Wildflower walk around Lake Leschenaultia – photo post

An orange-brown gravel track wanders along on the right hand side. In the far background are some greyish brown rough-barked tree trunks. Covering the ground in the centre and foreground is a large mass of sky-blue flowers.

Walking around Lake Leschenaultia in October. There is a lake, and there is the blue-flowered leschenaultia.

A blue flower central with more out of focus behind. The flower has four petals each shaped like a squished heart, with crinkly edges  at the centre. Three of the petals are yellow where they meet the centre, the fourth is black.

There was a lot of blue out, actually. The Thelymitra orchids or Blue Sun orchids were showing their faces anywhere that the sun shone (erratic), the blue lily that looks very similar was growing here and there, and there was these guys. I’m not sure what they are, four symmetric petals with assymmetric central colouring, presumably something from the Goodenaceae (same family as Scaevola and the Leschenaultia).

Four heads of white four-petalled cross-shaped flowers. Each flower is slightly fuzzy or frilly, orange stamens come from the centre of some. The effect is a lot like a bubbly marshmallow.

I much prefer the white Pimelea to the pink one that gets sold all over the place. What I want for my garden though is the yellow one.

A stem dangles from top left to lower right, occasional leaves coming off at joints, the stem terminates in a flower. The flower is like an orange fan with two yellow eyes and a big bulbous red nose sticking out of the centre.

There are what, 400 species of peaflower in this state? One day I will revise my knowledge of them but it’s not now. I just remember that they’re almost all poisonous (hello, 1080) and make fun of their “faces”.

Multiple thin green reedlike stems coming up from the ground. Each stem has multiple small yellow pea flowers up and around it, with occasional tiny lance-shaped green leaves.

Another pea flower. This one appears to be leafless at first glance, with many flowers on each of several reed-like stems.

A small bush of densely packed blue-green leaves, with long white tubular flowers scattered over it.

Ooh, an Astroloma! These are a bush food – they have an edible berry that’s supposed to be quite nice. They are one of the plants I have in the back of my mind for learning to propagate as a potential commercial proposition. People are always interested in bush foods and this is a much prettier plant than mondo grass.

Many little purple cup-shaped flowers hang upside down off slightly bouncy stems. There are probably forty flowers visible in the picture.

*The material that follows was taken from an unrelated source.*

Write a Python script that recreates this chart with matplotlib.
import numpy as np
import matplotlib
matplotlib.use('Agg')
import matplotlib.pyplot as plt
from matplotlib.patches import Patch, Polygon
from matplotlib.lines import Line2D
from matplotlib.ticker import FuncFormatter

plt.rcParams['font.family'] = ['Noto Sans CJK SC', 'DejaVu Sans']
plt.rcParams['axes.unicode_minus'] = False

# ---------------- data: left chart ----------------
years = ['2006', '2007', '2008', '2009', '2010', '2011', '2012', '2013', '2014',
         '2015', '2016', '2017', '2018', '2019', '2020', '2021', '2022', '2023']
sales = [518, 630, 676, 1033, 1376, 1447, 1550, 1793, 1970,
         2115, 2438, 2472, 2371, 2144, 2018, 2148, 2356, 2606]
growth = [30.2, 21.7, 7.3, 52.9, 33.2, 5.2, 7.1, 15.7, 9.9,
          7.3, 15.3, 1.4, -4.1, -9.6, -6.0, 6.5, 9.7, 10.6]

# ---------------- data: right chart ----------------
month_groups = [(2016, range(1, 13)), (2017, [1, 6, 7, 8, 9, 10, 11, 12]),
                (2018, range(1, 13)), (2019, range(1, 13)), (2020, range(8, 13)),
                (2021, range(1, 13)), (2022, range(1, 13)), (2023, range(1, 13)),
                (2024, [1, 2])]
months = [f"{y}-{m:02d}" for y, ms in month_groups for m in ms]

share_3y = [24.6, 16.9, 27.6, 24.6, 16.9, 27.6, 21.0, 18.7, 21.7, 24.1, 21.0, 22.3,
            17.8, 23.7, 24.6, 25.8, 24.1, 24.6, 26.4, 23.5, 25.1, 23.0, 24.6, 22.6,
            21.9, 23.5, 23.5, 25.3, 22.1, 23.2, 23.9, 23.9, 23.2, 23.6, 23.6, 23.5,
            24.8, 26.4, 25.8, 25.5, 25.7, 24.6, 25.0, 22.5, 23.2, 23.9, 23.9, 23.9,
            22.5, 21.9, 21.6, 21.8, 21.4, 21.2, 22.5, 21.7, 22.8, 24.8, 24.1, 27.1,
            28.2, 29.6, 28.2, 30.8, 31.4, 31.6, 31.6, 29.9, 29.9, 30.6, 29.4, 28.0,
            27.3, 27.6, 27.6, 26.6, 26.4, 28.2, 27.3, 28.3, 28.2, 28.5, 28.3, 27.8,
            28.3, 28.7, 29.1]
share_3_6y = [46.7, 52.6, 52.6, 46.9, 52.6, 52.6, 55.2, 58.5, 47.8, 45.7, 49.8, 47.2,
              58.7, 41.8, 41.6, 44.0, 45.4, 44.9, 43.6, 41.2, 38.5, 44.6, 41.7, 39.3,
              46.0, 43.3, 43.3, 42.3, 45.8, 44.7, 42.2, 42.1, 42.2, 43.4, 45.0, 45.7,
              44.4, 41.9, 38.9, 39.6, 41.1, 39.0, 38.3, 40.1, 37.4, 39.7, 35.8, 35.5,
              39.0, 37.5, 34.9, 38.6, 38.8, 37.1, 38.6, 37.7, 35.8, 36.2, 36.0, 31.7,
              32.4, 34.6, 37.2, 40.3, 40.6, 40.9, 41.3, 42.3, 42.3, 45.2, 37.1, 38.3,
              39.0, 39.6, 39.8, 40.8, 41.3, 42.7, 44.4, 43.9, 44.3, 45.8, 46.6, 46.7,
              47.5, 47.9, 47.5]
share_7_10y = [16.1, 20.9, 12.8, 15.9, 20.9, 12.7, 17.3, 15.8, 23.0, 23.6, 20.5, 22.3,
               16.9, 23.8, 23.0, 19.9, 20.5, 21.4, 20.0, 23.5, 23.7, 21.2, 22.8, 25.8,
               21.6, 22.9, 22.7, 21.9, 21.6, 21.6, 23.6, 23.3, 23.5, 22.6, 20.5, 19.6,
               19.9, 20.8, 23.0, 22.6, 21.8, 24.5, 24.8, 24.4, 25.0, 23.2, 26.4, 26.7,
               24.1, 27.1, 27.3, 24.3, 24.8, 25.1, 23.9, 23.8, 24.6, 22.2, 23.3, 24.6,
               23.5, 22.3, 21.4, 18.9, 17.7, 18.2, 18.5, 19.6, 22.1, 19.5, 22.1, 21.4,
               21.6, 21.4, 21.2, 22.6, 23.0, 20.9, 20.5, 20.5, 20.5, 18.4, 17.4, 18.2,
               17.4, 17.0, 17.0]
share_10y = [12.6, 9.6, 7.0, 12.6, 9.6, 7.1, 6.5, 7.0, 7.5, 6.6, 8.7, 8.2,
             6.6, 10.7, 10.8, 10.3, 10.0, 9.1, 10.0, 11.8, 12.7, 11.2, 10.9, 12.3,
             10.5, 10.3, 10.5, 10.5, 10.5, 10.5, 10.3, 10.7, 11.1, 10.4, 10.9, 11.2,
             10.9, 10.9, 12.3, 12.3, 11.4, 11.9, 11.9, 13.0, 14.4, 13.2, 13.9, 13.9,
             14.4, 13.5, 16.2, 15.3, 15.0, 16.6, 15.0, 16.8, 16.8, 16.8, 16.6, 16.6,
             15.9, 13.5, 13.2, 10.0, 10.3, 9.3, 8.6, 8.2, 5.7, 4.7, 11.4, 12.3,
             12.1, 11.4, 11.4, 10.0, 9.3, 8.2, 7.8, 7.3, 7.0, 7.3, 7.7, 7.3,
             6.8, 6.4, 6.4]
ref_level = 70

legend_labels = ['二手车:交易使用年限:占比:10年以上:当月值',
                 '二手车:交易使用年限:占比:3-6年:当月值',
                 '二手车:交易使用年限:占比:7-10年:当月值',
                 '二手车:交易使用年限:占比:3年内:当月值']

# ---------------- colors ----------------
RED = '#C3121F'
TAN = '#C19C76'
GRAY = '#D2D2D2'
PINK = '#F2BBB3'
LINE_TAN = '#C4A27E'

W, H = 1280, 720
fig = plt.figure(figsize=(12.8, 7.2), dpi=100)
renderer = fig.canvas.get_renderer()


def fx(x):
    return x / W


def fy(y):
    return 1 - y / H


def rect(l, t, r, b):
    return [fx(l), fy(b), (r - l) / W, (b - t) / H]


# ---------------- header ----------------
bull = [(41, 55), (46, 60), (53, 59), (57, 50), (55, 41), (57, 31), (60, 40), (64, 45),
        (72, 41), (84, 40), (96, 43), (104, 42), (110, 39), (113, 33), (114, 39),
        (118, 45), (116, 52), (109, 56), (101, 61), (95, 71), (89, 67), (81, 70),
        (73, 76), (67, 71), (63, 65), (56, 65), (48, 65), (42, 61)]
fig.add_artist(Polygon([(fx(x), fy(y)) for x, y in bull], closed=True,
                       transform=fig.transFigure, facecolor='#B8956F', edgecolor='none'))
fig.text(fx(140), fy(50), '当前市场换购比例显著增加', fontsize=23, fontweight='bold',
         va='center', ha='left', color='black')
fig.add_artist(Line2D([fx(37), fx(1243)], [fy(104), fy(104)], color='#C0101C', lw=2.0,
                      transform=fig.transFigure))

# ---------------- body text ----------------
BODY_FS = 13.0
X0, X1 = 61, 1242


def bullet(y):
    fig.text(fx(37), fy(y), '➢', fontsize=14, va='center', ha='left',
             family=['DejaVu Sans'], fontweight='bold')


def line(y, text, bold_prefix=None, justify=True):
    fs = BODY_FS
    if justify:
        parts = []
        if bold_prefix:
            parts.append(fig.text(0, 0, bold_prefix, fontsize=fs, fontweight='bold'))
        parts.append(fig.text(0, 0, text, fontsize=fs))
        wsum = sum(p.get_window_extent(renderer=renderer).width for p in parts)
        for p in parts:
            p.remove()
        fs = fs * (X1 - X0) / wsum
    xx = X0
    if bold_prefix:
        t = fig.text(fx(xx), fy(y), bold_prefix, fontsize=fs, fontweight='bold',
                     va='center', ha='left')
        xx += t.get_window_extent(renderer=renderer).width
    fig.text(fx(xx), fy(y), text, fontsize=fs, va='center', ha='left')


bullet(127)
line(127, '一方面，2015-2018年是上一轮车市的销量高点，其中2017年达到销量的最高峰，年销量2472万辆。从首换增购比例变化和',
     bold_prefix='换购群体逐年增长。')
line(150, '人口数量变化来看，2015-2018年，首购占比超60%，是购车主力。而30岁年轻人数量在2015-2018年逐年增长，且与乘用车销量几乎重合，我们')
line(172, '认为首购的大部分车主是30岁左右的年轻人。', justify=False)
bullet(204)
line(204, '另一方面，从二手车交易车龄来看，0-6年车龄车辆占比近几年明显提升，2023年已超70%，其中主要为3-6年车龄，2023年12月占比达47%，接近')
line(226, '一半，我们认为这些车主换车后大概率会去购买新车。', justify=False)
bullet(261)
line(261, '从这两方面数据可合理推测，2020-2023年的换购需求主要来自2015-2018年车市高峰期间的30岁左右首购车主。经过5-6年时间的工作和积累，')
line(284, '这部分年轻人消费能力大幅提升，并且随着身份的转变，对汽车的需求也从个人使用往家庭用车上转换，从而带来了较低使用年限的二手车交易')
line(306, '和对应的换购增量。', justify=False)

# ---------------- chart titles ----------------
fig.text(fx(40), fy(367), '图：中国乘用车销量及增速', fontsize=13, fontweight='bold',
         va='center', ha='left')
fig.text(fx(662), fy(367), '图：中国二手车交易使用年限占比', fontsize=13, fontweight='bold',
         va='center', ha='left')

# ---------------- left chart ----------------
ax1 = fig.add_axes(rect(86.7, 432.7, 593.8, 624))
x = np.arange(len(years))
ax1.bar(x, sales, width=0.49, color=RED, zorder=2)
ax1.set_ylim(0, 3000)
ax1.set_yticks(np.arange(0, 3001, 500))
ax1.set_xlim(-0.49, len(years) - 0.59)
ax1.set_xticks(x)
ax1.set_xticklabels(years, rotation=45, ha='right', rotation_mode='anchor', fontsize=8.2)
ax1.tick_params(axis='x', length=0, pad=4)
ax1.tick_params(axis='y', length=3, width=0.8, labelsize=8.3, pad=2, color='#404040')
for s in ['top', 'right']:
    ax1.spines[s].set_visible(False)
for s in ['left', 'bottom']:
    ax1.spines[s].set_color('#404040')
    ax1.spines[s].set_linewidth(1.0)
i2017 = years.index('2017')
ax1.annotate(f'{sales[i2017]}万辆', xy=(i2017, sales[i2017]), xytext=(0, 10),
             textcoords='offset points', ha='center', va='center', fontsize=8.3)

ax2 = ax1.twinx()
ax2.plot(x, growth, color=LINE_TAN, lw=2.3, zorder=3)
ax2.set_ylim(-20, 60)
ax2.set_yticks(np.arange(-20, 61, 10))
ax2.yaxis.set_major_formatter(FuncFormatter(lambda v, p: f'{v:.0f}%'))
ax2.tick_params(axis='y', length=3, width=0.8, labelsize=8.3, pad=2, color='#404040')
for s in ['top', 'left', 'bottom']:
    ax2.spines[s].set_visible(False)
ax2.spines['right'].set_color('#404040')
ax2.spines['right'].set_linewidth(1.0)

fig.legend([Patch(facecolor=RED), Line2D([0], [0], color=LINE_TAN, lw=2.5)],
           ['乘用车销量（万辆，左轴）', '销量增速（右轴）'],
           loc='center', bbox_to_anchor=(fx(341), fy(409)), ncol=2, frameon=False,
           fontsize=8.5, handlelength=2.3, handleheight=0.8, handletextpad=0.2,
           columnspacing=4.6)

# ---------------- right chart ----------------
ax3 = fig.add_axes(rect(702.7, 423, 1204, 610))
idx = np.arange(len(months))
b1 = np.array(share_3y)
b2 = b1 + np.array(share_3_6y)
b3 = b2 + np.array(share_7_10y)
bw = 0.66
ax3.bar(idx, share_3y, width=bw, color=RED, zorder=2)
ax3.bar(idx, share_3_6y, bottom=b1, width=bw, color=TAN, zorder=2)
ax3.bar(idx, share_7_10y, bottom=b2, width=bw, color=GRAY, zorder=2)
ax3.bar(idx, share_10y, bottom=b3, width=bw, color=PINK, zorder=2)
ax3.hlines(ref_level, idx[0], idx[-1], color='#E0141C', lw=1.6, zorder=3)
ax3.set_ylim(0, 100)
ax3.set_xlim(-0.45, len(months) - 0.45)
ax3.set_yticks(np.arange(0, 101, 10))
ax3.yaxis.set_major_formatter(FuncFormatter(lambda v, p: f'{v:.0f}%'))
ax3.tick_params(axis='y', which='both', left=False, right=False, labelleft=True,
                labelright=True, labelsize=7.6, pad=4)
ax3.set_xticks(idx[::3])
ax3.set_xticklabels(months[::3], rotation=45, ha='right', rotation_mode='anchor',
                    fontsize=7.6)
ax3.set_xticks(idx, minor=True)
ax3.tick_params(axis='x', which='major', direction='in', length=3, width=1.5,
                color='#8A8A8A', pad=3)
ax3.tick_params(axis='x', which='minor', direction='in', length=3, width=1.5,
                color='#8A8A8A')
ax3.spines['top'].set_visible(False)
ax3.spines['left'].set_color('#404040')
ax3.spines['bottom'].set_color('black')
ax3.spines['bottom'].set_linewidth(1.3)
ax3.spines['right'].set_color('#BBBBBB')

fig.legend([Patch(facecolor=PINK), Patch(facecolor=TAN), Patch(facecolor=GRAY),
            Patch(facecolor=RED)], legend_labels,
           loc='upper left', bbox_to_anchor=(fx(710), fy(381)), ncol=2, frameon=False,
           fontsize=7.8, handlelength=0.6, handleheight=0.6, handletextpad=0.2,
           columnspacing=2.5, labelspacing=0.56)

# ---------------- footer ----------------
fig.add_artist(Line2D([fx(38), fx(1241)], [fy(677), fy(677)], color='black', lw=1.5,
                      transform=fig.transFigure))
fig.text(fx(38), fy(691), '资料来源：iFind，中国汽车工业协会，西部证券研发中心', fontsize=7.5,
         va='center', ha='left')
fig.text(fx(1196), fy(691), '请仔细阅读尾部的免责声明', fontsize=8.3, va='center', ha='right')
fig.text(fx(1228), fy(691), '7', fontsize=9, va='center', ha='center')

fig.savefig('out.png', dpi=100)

I have no idea what these are. I know that I did once know, but other than noticing that they all hang upside down and they’re not fuzzy, my memory is quite blank. Quite colourful though.

A few white flowers emerge from a general mass of dried stems and leaves. The lower petal of each flower protrudes like a landing platform, and has a double line of pink spots leading down towards the centre of the flower.

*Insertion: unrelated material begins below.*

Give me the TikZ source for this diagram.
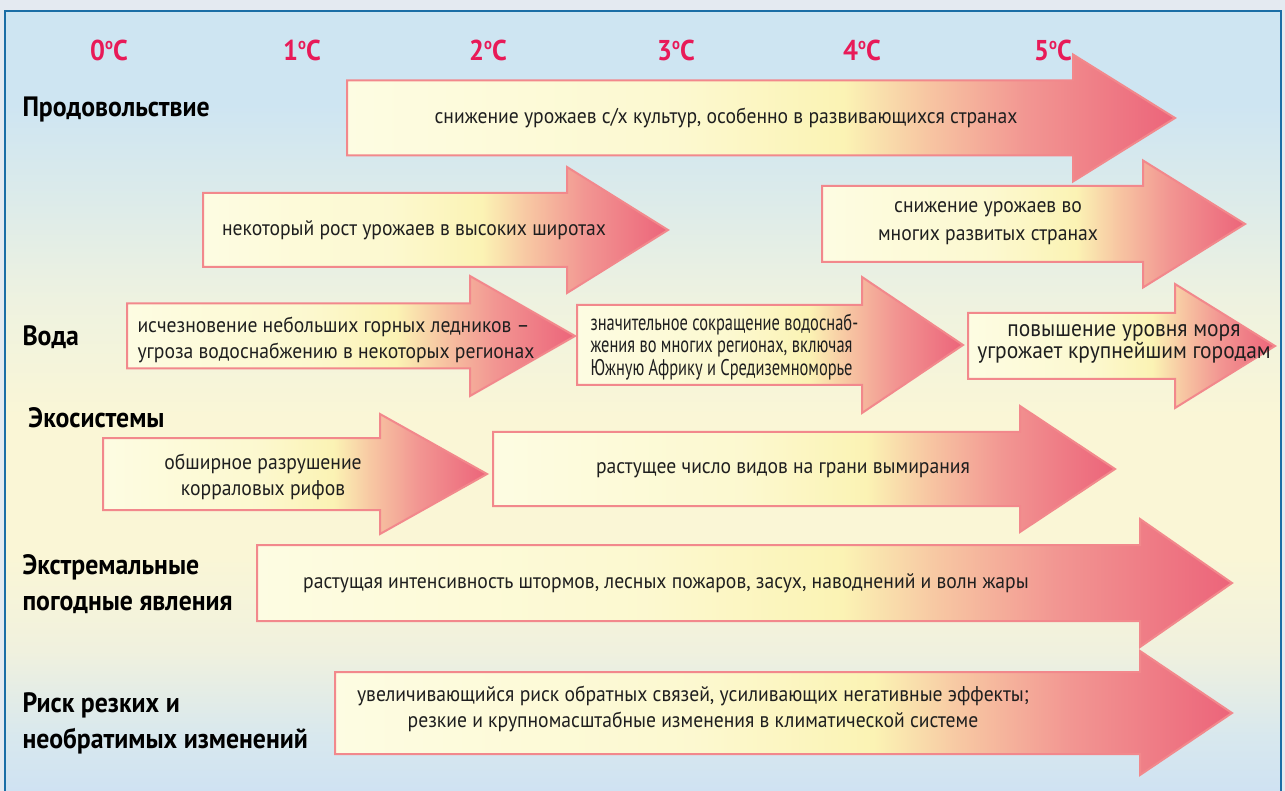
\documentclass[tikz,border=0pt]{standalone}
\usepackage{fontspec}
\setmainfont[FakeStretch=0.92]{PT Sans}
\newfontfamily\narrowfont[FakeStretch=0.725]{PT Sans}
\usetikzlibrary{positioning}

\definecolor{degred}{RGB}{232,26,88}
\definecolor{arrowline}{RGB}{242,136,140}
\definecolor{framecol}{RGB}{27,110,166}
\definecolor{pageback}{RGB}{228,234,241}
\definecolor{warmA}{RGB}{253,252,226}
\definecolor{warmB}{RGB}{251,243,180}
\definecolor{warmC}{RGB}{247,198,162}
\definecolor{warmD}{RGB}{242,150,146}
\definecolor{warmE}{RGB}{236,100,122}
\definecolor{skyA}{RGB}{207,226,242}
\definecolor{skyB}{RGB}{216,232,238}
\definecolor{skyC}{RGB}{240,241,222}
\definecolor{skyD}{RGB}{250,246,214}
\definecolor{skyE}{RGB}{238,242,224}
\definecolor{skyF}{RGB}{220,235,234}
\definecolor{skyG}{RGB}{206,229,242}

\pgfdeclarehorizontalshading{warm}{100bp}{color(0bp)=(warmA); color(25bp)=(warmA); color(45bp)=(warmA!60!warmB); color(55bp)=(warmB); color(60bp)=(warmC); color(66bp)=(warmD); color(75bp)=(warmE); color(100bp)=(warmE)}
\pgfdeclareverticalshading{sky}{100bp}{color(0bp)=(skyA); color(25bp)=(skyA); color(28.5bp)=(skyB); color(34bp)=(skyC); color(40bp)=(skyD); color(49bp)=(skyD); color(56.5bp)=(skyE); color(63bp)=(skyF); color(69bp)=(skyG); color(75bp)=(skyG); color(100bp)=(skyG)}

\tikzset{every picture/.style={line width=0.75pt}}
\tikzset{
  deg/.style={font=\bfseries\fontsize{21.5}{24}\selectfont, text=degred, inner sep=0pt},
  rowlabel/.style={font=\bfseries\fontsize{21}{27}\selectfont, anchor=west, align=left, inner sep=0pt},
  arrowtext/.style={font=\fontsize{16}{20}\selectfont, align=center, inner sep=0pt, text=black!88}
}

% #1 left end, #2 neck, #3 tip, #4 centre line, #5 half body, #6 half head
\newcommand{\heatarrow}[6]{%
  \shadedraw[shading=warm, draw=arrowline, line width=1.5pt]
    (#1,#4-#5) -- (#2,#4-#5) -- (#2,#4-#6) -- (#3,#4) -- (#2,#4+#6) -- (#2,#4+#5) -- (#1,#4+#5) -- cycle;}

\begin{document}
\begin{tikzpicture}[x=0.75pt,y=0.75pt,yscale=-1,xscale=1]
  \useasboundingbox (0,0) rectangle (1285,791);

  %Shape: page and frame
  \fill[pageback] (0,0) rectangle (1285,791);
  \shade[shading=sky] (5,11) rectangle (1281,791);
  \draw[framecol, line width=2.2pt] (5,791) -- (5,11) -- (1281,11) -- (1281,791);

  % temperature scale
  \foreach \t/\x in {0/109,1/302,2/488,3/676,4/862,5/1053}
    \node[deg] (deg\t) at (\x,50) {\t\raisebox{8pt}{\fontsize{12}{12}\selectfont o}C};

  %Shape: arrows
  \heatarrow{347}{1073}{1175}{118}{37.5}{63.5}
  \heatarrow{203}{567}{668}{230}{37}{63}
  \heatarrow{822}{1143}{1245}{224}{38}{63.5}
  \heatarrow{127}{470}{575}{336}{32.5}{60}
  \heatarrow{577}{862}{963}{345}{40}{68}
  \heatarrow{968}{1175}{1275}{346}{33}{62}
  \heatarrow{103}{380}{487}{474}{36}{60}
  \heatarrow{493}{1020}{1115}{469}{37}{63}
  \heatarrow{257}{1140}{1232}{583}{38}{64}
  \heatarrow{335}{1140}{1232}{713}{41}{62}

  % Text Node
  \node[rowlabel] (lfood) at (22,110) {Продовольствие};
  \node[rowlabel] (lwater) at (22,337) {Вода};
  \node[rowlabel] (leco) at (28,418) {Экосистемы};
  \node[rowlabel] (lweather) at (22,584) {Экстремальные\\погодные явления};
  \node[rowlabel] (lrisk) at (22,723) {Риск резких и\\необратимых изменений};

  % Text Node
  \node[arrowtext] (food1) at (726,118) {снижение урожаев с/х культур, особенно в развивающихся странах};
  \node[arrowtext] (food2) at (414,230) {некоторый рост урожаев в высоких широтах};
  \node[arrowtext, font=\fontsize{16}{21}\selectfont] (food3) at (988,223) {снижение урожаев во\\многих развитых странах};
  \node[arrowtext, anchor=west, align=left] (water1) at (137,340) {исчезновение небольших горных ледников –\\угроза водоснабжению в некоторых регионах};
  \node[arrowtext, anchor=west, align=left, font=\narrowfont\fontsize{17}{17}\selectfont] (water2) at (590,347) {значительное сокращение водоснаб-\\жения во многих регионах, включая\\Южную Африку и Средиземноморье};
  \node[arrowtext, font=\fontsize{17.5}{16.5}\selectfont] (water3) at (1124,344) {повышение уровня моря\\угрожает крупнейшим городам};
  \node[arrowtext] (eco1) at (263,477) {обширное разрушение\\корраловых рифов};
  \node[arrowtext] (eco2) at (783,470) {растущее число видов на грани вымирания};
  \node[arrowtext] (weather) at (666,583) {растущая интенсивность штормов, лесных пожаров, засух, наводнений и волн жары};
  \node[arrowtext, font=\fontsize{16}{19}\selectfont] (risk) at (693,709) {увеличивающийся риск обратных связей, усиливающих негативные эффекты;\\резкие и крупномасштабные изменения в климатической системе};
\end{tikzpicture}
\end{document}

This is not the Snake Bush I best know, but I think it must be in the same genus. The flowers are identical in shape and size, white instead of purple but they have the same lines of spots. Those spots and petals look quite different in the UV spectrum, and bees and insects see the spots as “landing lights” to find their way straight in. The flowers may seem plain to us, but it’s flashy neon-bright advertising for eyeballs that see a different spectrum.

A thin branched stem almost disappears against the bushy-grassy background. At the tips of the branches are tiny olive-black ovals which are flowers, closed tightly together.

Flower spikes from one of the bloodroots. Another bush food I’d like to grow, the roots are edible (if a bit hot). I like these for the flowers though, small, shiny and black, and pollinated exclusively by native bees (European honeybees can’t work out how to get in).

A vine trails back and forth over leaf litter with a large forest log in the background. The leaves lie flat to the ground in groups of three blue-green round leaflets like a giant clover. Scattered across the vine field are flower stems sticking straight up. At the tip of each stem is a cluster of orange and pink pea flowers. The effect is of a pinkish orange layer floating about three inches above the ground.

One more of the many pea flowers I saw. This is one of the coral peas, with pink centres to the orange flowers. I loved the way the vine had drifted over the ground but put flower stalks straight up in a floating field of nodding colour.